The timing of this alert—arriving at mid-monsoon season when atmospheric rainfall already saturates catchment areas and elevates baseline water levels—creates compounding risk. Coinciding heavy rainfall during high-tide hours could exceed community drainage capacity substantially, leading to more severe and prolonged inundation than either phenomenon would independently produce. Meteorological coordination between weather forecasters and hydrographic specialists becomes essential, allowing emergency managers to anticipate worst-case scenarios and pre-position response resources.
Historically, Thailand's central region experiences recurring tidal flooding that, while manageable through coordinated response, causes measurable economic disruption and occasionally claims lives in extreme scenarios. Previous episodes have highlighted how adequate warning periods prove transformative—businesses securing operations in advance, residents elevating belongings and authorities positioning pumps and sandbags can substantially mitigate damage. The seven-day alert window provides sufficient preparation interval if recipients engage seriously with warnings rather than treating notifications as routine administrative announcements.

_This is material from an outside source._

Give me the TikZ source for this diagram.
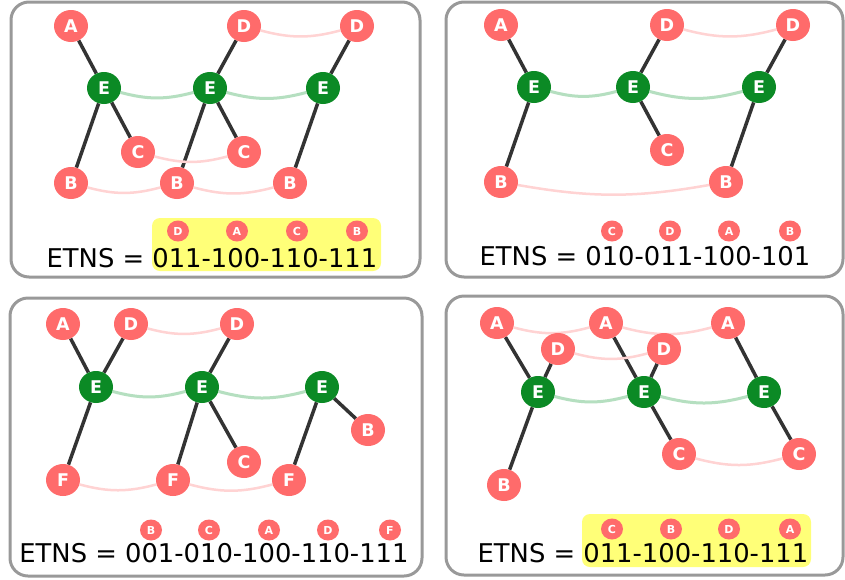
\documentclass[tikz,border=0pt]{standalone}
\usepackage{fontspec}
\setmainfont{DejaVu Sans}
\usetikzlibrary{shapes.geometric}
\pgfdeclarelayer{background}
\pgfsetlayers{background,main}
\definecolor{nodered}{HTML}{FF6B6B}
\definecolor{nodegreen}{HTML}{0B8A25}
\definecolor{lightgreen}{HTML}{B5DFC0}
\definecolor{lightpink}{HTML}{FFD3D3}
\definecolor{hlyellow}{HTML}{FFFF78}
\definecolor{framegray}{HTML}{999999}
\definecolor{edgedark}{HTML}{333333}
\tikzset{
  panel/.style={draw=framegray, line width=3pt, rounded corners=18pt},
  rnode/.style={ellipse, fill=nodered, text=white, inner sep=0pt, minimum width=34pt, minimum height=32pt, font=\fontsize{17.5}{17.5}\selectfont\bfseries},
  enode/.style={ellipse, fill=nodegreen, text=white, inner sep=0pt, minimum width=34pt, minimum height=32pt, font=\fontsize{17.5}{17.5}\selectfont\bfseries},
  snode/.style={ellipse, fill=nodered, text=white, inner sep=0pt, minimum width=22pt, minimum height=21pt, font=\fontsize{11}{11}\selectfont\bfseries},
  tree/.style={draw=edgedark, line width=3.5pt},
  gcurve/.style={draw=lightgreen, line width=3pt, out=-15, in=195},
  pcurve/.style={draw=lightpink, line width=2.5pt, out=-15, in=195},
  hl/.style={fill=hlyellow, rounded corners=8pt},
  etns/.style={anchor=base, inner sep=0pt, font=\fontsize{25.8}{26}\selectfont},
}
\begin{document}
\begin{tikzpicture}[x=1pt, y=-1pt]
\useasboundingbox (0,0) rectangle (845,579);
% ---------- frames ----------
\draw[panel] (11,2) rectangle (420,277);
\draw[panel] (446,2) rectangle (843,277);
\draw[panel] (10,298) rectangle (422,576);
\draw[panel] (446,296) rectangle (843,575);
% ---------- highlights ----------
\fill[hl] (152,218) rectangle (381,271);
\fill[hl] (582,514) rectangle (811,567);

% ================= Panel 1 =================
\node[rnode] (p1A) at (71,26) {A};
\node[rnode] (p1D1) at (244,26) {D};
\node[rnode] (p1D2) at (357,26) {D};
\node[enode] (p1E1) at (104,88) {E};
\node[enode] (p1E2) at (210,88) {E};
\node[enode] (p1E3) at (323,88) {E};
\node[rnode] (p1C1) at (138,152) {C};
\node[rnode] (p1C2) at (244,152) {C};
\node[rnode] (p1B1) at (71,183) {B};
\node[rnode] (p1B2) at (177,183) {B};
\node[rnode] (p1B3) at (290,183) {B};
\node[snode] (p1s1) at (178,231) {D};
\node[snode] (p1s2) at (237,231) {A};
\node[snode] (p1s3) at (297,231) {C};
\node[snode] (p1s4) at (357,231) {B};
\node[etns] (p1t) at (212,267) {ETNS = 011-100-110-111};

% ================= Panel 2 =================
\node[rnode] (p2A) at (501,25) {A};
\node[rnode] (p2D1) at (667,25) {D};
\node[rnode] (p2D2) at (793,25) {D};
\node[enode] (p2E1) at (534,87) {E};
\node[enode] (p2E2) at (633,87) {E};
\node[enode] (p2E3) at (759,87) {E};
\node[rnode] (p2C) at (667,150) {C};
\node[rnode] (p2B1) at (501,182) {B};
\node[rnode] (p2B2) at (726,182) {B};
\node[snode] (p2s1) at (612,231) {C};
\node[snode] (p2s2) at (670,231) {D};
\node[snode] (p2s3) at (729,231) {A};
\node[snode] (p2s4) at (790,231) {B};
\node[etns] (p2t) at (645,265) {ETNS = 010-011-100-101};

% ================= Panel 3 =================
\node[rnode] (p3A) at (63,324) {A};
\node[rnode] (p3D1) at (131,324) {D};
\node[rnode] (p3D2) at (237,324) {D};
\node[enode] (p3E1) at (96,387) {E};
\node[enode] (p3E2) at (202,387) {E};
\node[enode] (p3E3) at (322,387) {E};
\node[rnode] (p3B) at (368,430) {B};
\node[rnode] (p3C) at (244,462) {C};
\node[rnode] (p3F1) at (63,480) {F};
\node[rnode] (p3F2) at (173,480) {F};
\node[rnode] (p3F3) at (289,480) {F};
\node[snode] (p3s1) at (151,530) {B};
\node[snode] (p3s2) at (209,530) {C};
\node[snode] (p3s3) at (269,530) {A};
\node[snode] (p3s4) at (328,530) {D};
\node[snode] (p3s5) at (390,530) {F};
\node[etns] (p3t) at (214,562) {ETNS = 001-010-100-110-111};

% ================= Panel 4 =================
\node[rnode] (p4A1) at (497,323) {A};
\node[rnode] (p4A2) at (606,323) {A};
\node[rnode] (p4A3) at (728,323) {A};
\node[rnode] (p4D1) at (558,349) {D};
\node[rnode] (p4D2) at (664,349) {D};
\node[enode] (p4E1) at (538,392) {E};
\node[enode] (p4E2) at (644,392) {E};
\node[enode] (p4E3) at (764,392) {E};
\node[rnode] (p4C1) at (679,454) {C};
\node[rnode] (p4C2) at (799,454) {C};
\node[rnode] (p4B) at (504,485) {B};
\node[snode] (p4s1) at (612,529) {C};
\node[snode] (p4s2) at (671,529) {B};
\node[snode] (p4s3) at (729,529) {D};
\node[snode] (p4s4) at (790,529) {A};
\node[etns] (p4t) at (643,562) {ETNS = 011-100-110-111};

\begin{pgfonlayer}{background}
\fill[white] (0,0) rectangle (845,579);
% panel 1
\draw[tree] (p1A) -- (p1E1);
\draw[tree] (p1E1) -- (p1B1);
\draw[tree] (p1E1) -- (p1C1);
\draw[tree] (p1D1) -- (p1E2);
\draw[tree] (p1E2) -- (p1B2);
\draw[tree] (p1E2) -- (p1C2);
\draw[tree] (p1D2) -- (p1E3);
\draw[tree] (p1E3) -- (p1B3);
\draw[gcurve] (p1E1) to (p1E2);
\draw[gcurve] (p1E2) to (p1E3);
\draw[pcurve] (p1D1) to (p1D2);
\draw[pcurve] (p1C1) to (p1C2);
\draw[pcurve] (p1B1) to (p1B2);
\draw[pcurve] (p1B2) to (p1B3);
% panel 2
\draw[tree] (p2A) -- (p2E1);
\draw[tree] (p2E1) -- (p2B1);
\draw[tree] (p2D1) -- (p2E2);
\draw[tree] (p2E2) -- (p2C);
\draw[tree] (p2D2) -- (p2E3);
\draw[tree] (p2E3) -- (p2B2);
\draw[gcurve] (p2E1) to (p2E2);
\draw[gcurve] (p2E2) to (p2E3);
\draw[pcurve] (p2D1) to (p2D2);
\draw[pcurve] (p2B1) to[out=-10, in=190] (p2B2);
% panel 3
\draw[tree] (p3A) -- (p3E1);
\draw[tree] (p3D1) -- (p3E1);
\draw[tree] (p3E1) -- (p3F1);
\draw[tree] (p3D2) -- (p3E2);
\draw[tree] (p3E2) -- (p3F2);
\draw[tree] (p3E2) -- (p3C);
\draw[tree] (p3E3) -- (p3F3);
\draw[tree] (p3E3) -- (p3B);
\draw[gcurve] (p3E1) to (p3E2);
\draw[gcurve] (p3E2) to (p3E3);
\draw[pcurve] (p3D1) to (p3D2);
\draw[pcurve] (p3F1) to (p3F2);
\draw[pcurve] (p3F2) to (p3F3);
% panel 4
\draw[tree] (p4A1) -- (p4E1);
\draw[tree] (p4D1) -- (p4E1);
\draw[tree] (p4E1) -- (p4B);
\draw[tree] (p4A2) -- (p4E2);
\draw[tree] (p4D2) -- (p4E2);
\draw[tree] (p4E2) -- (p4C1);
\draw[tree] (p4A3) -- (p4E3);
\draw[tree] (p4E3) -- (p4C2);
\draw[gcurve] (p4E1) to (p4E2);
\draw[gcurve] (p4E2) to (p4E3);
\draw[pcurve] (p4A1) to (p4A2);
\draw[pcurve] (p4A2) to (p4A3);
\draw[pcurve] (p4D1) to (p4D2);
\draw[pcurve] (p4C1) to (p4C2);
\end{pgfonlayer}
\end{tikzpicture}
\end{document}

For Malaysian observers and regional analysts, the Thai scenario underscores vulnerabilities shared across Southeast Asia's river-delta nations. Malaysia's own flood-prone zones, particularly in Selangor and Pahang, face comparable challenges where astronomical high tides, monsoon precipitation and urban development pressures converge to threaten communities. The mechanisms deployed by Thai authorities—multi-channel warning systems, specific geographic targeting and 24-hour support infrastructure—offer operational models that regional governments continue refining. As climate-driven sea-level rise gradually shifts baseline conditions across Southeast Asia, tidal-flooding management systems will become increasingly central to urban resilience and livelihood protection.